For automakers that rely on Chinese components for connectivity stacks, telematics units, or driver-assistance sensors, the task is especially urgent. Software that was developed abroad, licensed through global repositories, or customized locally will need to be replaced with alternatives developed in the United States, Europe, Japan, or other trusted partners.
Why the US is acting
The move is rooted in growing geopolitical and cybersecurity concerns. Policymakers in Washington have long worried that embedded software and connected systems could create pathways for foreign access to vehicle data, passenger privacy, or even critical control functions. As vehicles become more connected and autonomous, the potential attack surface for spyware or tampering increases significantly, heightening the stakes in an era of intensifying U.S.–China technology competition.
By enforcing a ban on Chinese code and, later, hardware, U.S. regulators aim to reduce these perceived risks, promote supply chain diversification, and incentivize domestic innovation in automotive software. The policy dovetails with broader efforts across multiple sectors — from semiconductors to telecommunications — to reduce dependency on technology that originates in or is controlled by foreign adversaries.

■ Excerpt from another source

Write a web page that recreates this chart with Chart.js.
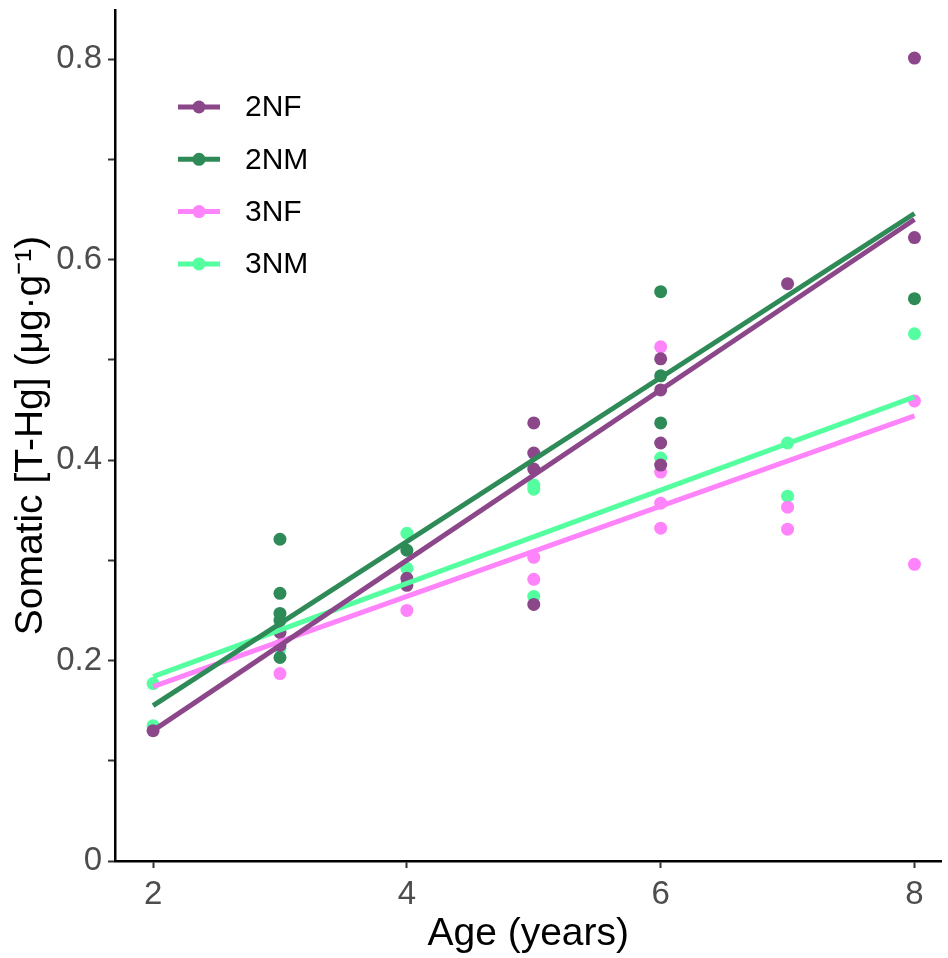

Economic and market implications
The deadline has forced global industry players to rethink long-standing sourcing strategies. Suppliers who previously built modules in China or licensed certain libraries are now under pressure to relocate operations, share source code with Western partners, or pivot entirely to alternative technologies. Some smaller vendors may struggle to meet the compliance requirements, potentially shrinking the supplier base in key areas such as telematics and connected services.

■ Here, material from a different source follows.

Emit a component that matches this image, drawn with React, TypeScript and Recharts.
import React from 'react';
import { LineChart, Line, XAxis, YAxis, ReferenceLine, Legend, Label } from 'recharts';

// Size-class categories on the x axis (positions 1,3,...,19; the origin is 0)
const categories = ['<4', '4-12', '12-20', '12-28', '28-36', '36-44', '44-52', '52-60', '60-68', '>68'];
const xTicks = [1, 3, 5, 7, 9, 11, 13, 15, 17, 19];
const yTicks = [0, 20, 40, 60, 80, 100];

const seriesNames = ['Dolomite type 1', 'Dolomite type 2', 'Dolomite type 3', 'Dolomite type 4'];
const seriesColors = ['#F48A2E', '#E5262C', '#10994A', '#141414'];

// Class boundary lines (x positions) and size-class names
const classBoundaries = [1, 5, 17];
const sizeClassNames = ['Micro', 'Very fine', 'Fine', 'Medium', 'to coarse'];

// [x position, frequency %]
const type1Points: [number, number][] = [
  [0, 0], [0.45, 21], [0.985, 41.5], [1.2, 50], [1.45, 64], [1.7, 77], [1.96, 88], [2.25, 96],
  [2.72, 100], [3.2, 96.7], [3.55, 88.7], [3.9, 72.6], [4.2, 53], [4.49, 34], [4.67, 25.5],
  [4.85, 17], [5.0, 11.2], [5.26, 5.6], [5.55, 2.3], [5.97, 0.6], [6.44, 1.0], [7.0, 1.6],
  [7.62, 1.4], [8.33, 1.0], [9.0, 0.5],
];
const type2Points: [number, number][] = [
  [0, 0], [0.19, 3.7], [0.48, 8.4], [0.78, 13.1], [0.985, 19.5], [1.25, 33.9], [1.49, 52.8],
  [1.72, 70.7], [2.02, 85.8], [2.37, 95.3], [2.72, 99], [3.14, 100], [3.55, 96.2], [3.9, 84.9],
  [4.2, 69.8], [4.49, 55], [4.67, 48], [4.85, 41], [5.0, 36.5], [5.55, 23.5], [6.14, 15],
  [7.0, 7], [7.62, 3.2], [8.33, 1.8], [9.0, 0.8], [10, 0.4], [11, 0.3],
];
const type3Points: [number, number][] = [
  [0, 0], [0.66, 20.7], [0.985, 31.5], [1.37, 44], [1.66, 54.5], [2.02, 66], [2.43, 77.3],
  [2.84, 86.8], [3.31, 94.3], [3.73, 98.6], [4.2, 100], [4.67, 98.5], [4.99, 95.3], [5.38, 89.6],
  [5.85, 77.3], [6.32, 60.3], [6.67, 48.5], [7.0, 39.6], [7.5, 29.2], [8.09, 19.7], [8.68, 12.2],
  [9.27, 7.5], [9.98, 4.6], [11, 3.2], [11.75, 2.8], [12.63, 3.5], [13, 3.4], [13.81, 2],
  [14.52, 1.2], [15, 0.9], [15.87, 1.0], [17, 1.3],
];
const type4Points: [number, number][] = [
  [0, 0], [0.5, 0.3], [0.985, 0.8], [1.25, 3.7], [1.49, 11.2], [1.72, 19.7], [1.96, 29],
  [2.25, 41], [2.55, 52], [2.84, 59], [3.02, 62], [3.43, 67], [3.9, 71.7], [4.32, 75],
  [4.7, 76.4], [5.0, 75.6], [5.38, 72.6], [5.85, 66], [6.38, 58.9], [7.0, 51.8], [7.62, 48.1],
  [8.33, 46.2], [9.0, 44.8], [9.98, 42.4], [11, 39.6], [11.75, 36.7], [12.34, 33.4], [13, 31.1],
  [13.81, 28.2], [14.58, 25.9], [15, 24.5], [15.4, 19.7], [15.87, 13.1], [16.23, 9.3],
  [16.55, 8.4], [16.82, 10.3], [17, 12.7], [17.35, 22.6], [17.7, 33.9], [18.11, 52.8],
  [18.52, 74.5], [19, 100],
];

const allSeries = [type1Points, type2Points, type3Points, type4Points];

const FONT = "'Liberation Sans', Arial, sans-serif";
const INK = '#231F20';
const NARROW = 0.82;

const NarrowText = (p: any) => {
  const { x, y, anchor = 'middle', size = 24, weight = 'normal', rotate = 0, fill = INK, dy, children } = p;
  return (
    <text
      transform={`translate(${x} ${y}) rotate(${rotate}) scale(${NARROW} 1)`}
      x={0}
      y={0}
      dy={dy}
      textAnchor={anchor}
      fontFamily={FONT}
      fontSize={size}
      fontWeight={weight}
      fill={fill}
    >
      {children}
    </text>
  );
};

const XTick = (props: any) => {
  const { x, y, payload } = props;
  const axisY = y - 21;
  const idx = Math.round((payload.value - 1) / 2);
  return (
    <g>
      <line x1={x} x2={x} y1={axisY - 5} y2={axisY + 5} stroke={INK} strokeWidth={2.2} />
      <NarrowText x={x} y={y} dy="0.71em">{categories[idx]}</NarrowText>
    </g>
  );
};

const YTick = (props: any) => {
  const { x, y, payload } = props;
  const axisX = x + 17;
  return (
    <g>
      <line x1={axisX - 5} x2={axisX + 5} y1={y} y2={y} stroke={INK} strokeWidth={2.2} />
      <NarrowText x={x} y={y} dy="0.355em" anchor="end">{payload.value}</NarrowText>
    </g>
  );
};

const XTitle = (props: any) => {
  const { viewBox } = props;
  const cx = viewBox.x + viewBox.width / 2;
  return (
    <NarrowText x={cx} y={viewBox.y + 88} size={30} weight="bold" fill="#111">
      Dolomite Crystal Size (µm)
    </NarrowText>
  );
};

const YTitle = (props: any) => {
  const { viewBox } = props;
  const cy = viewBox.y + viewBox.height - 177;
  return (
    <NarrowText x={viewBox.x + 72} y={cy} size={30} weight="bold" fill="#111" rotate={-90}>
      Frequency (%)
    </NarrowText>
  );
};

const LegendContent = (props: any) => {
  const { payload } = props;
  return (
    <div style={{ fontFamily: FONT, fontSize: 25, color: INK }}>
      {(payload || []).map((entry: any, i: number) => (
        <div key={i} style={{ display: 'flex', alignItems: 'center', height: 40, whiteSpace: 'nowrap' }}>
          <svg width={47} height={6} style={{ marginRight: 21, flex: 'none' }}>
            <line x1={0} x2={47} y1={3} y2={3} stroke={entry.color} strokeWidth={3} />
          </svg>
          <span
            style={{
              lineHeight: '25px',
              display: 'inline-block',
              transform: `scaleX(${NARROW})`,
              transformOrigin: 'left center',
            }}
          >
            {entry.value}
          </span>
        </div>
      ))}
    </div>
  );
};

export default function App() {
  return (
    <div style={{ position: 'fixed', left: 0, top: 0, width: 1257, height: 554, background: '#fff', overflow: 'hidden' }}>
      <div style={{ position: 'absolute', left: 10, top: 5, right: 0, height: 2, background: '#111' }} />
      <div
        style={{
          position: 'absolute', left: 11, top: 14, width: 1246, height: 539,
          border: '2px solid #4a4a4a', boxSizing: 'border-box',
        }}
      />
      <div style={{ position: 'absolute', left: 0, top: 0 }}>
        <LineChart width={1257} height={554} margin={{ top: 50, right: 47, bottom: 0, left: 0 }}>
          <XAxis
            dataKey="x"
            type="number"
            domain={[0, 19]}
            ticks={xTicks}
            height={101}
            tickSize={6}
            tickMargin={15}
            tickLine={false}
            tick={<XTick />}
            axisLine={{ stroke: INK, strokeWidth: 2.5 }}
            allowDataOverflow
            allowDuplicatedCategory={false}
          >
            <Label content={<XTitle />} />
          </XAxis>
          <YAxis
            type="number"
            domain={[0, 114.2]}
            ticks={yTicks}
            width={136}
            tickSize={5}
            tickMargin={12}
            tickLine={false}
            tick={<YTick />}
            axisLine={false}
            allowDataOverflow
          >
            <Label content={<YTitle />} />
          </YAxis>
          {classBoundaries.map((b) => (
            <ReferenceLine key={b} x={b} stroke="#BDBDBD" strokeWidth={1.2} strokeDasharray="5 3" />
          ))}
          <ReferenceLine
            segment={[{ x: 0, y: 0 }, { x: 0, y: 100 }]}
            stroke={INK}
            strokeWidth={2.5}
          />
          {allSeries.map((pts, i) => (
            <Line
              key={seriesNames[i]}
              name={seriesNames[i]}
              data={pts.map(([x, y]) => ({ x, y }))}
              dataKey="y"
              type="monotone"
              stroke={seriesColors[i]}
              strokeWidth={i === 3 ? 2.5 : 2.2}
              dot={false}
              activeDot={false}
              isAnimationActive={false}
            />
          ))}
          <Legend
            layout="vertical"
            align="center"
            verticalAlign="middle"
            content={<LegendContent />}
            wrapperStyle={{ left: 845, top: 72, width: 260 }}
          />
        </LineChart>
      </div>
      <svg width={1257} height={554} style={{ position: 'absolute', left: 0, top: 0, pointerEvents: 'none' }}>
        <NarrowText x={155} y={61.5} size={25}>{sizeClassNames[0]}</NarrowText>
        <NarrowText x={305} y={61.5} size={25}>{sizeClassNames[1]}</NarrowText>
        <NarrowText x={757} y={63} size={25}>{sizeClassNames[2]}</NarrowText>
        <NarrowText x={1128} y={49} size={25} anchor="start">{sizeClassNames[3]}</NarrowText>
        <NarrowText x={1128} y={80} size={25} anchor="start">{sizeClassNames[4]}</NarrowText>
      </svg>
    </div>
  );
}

For car buyers, the immediate impact may be a slowdown in feature rollouts or updates, as automakers focus engineering resources on compliance. Over time, however, proponents argue the shift could spur domestic software development, enhance data privacy protections, and foster greater control over connected car systems.
Looking ahead
As March 17 draws near, the automotive industry faces a pivotal test of agility and resilience. Successfully reengineering complex digital systems in short order will be a technical and logistical feat. But the stakes extend beyond cars; this regulatory milestone may signal how the next decade of global technology leadership and supply-chain sovereignty will be fought — not just on factory floors or assembly lines, but deep within software stacks and lines of code.